What the task requires -
Go through the entries below, tally each line with the string "this", and give the final number by itself.

Information supplied -

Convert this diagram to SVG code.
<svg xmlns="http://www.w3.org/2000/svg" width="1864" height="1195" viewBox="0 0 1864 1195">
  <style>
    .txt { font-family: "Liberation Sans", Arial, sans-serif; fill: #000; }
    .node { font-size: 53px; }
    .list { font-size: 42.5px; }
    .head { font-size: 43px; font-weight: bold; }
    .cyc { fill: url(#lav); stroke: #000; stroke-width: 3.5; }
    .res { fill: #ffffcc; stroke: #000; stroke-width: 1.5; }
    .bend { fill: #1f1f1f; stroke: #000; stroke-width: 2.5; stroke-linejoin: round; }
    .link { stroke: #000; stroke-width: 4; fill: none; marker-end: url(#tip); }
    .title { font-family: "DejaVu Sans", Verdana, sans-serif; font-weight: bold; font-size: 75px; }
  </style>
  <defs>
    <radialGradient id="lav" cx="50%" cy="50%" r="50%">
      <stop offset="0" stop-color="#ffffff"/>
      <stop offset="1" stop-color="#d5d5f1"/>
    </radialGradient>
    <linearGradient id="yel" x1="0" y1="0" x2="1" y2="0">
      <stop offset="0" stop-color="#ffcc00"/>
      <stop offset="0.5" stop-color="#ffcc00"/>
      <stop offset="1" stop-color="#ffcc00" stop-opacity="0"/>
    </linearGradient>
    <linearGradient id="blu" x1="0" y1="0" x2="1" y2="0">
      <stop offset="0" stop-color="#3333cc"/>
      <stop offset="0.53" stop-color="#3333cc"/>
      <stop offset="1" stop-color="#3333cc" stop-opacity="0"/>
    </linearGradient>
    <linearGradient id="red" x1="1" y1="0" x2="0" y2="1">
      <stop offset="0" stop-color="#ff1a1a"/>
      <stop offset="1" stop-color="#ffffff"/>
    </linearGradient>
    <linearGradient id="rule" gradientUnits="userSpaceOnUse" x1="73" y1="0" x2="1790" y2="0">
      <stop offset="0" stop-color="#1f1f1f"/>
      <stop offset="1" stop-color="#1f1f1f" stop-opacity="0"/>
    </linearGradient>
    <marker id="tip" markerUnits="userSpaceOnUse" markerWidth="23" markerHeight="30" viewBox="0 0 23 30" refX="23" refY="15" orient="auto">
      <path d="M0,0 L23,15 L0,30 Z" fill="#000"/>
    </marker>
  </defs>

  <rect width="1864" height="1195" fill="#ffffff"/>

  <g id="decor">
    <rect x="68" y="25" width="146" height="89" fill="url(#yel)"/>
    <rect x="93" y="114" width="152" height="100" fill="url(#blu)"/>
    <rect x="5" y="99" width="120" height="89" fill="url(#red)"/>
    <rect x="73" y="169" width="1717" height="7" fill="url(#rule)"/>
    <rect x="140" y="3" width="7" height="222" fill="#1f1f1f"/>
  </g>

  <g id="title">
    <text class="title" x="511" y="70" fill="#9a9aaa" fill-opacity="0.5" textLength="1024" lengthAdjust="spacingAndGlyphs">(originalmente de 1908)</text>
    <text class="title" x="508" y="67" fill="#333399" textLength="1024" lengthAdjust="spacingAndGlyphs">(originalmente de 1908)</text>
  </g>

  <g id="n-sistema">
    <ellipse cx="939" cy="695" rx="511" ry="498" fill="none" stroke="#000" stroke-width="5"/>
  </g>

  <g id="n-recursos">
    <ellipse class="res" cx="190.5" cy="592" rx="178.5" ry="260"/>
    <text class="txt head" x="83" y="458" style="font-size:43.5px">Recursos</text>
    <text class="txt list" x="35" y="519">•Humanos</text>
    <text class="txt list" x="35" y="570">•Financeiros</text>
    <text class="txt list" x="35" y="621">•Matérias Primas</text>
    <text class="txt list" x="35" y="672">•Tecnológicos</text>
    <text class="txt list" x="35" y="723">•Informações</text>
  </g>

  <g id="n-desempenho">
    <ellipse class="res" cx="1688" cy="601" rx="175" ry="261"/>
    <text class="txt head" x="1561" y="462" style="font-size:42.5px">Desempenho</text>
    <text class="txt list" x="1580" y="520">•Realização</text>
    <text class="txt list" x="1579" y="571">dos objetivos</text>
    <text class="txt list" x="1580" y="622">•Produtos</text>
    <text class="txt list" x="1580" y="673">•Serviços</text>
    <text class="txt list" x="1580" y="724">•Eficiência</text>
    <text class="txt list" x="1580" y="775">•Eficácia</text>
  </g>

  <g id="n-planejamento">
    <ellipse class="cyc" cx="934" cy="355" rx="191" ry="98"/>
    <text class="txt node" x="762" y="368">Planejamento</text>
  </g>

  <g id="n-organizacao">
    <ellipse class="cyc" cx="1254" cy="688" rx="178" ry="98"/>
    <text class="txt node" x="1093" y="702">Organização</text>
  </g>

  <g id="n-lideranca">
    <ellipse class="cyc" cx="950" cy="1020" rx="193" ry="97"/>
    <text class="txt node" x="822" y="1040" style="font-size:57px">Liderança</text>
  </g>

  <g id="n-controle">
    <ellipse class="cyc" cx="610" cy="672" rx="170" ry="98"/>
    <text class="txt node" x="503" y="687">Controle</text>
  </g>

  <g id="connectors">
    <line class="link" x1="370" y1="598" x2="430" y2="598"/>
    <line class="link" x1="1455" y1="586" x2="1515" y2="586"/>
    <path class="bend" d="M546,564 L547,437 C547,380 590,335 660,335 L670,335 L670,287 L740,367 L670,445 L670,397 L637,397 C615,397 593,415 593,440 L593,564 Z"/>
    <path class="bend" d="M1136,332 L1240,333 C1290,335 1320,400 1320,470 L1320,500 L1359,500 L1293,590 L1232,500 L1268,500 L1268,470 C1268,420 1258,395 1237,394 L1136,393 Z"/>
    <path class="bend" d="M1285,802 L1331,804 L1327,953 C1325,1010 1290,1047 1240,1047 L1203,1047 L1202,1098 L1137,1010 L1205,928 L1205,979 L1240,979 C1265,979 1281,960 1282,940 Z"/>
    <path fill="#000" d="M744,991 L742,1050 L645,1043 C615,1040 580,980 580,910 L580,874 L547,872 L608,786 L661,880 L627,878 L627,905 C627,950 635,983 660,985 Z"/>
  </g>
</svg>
==
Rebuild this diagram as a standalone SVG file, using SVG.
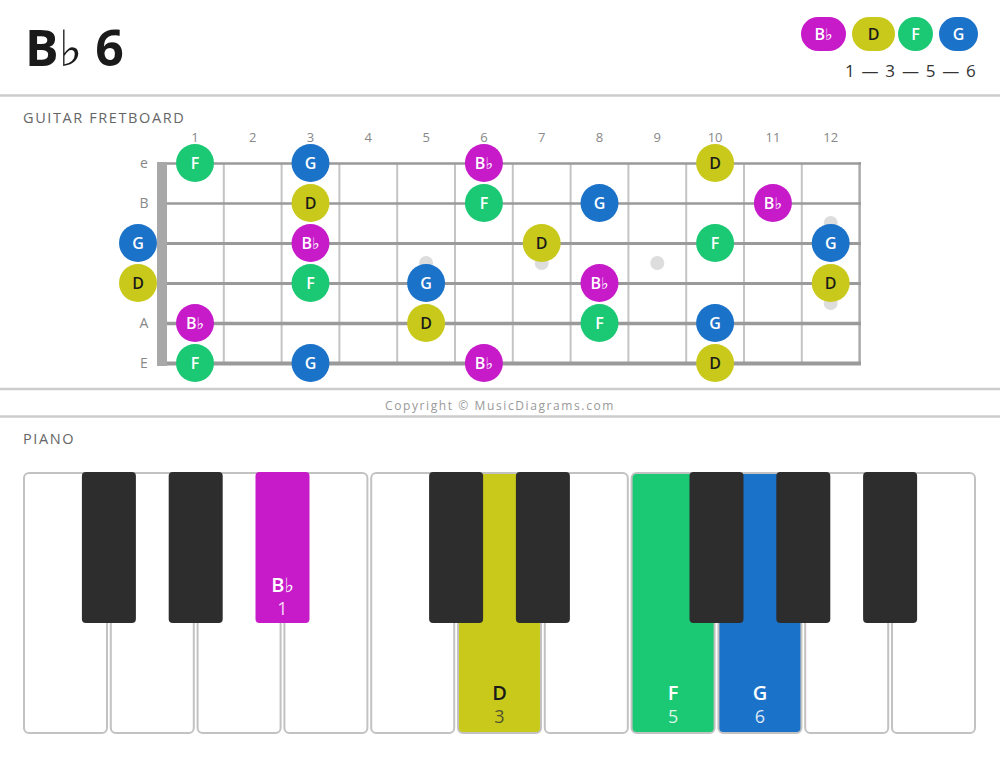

Reply -
2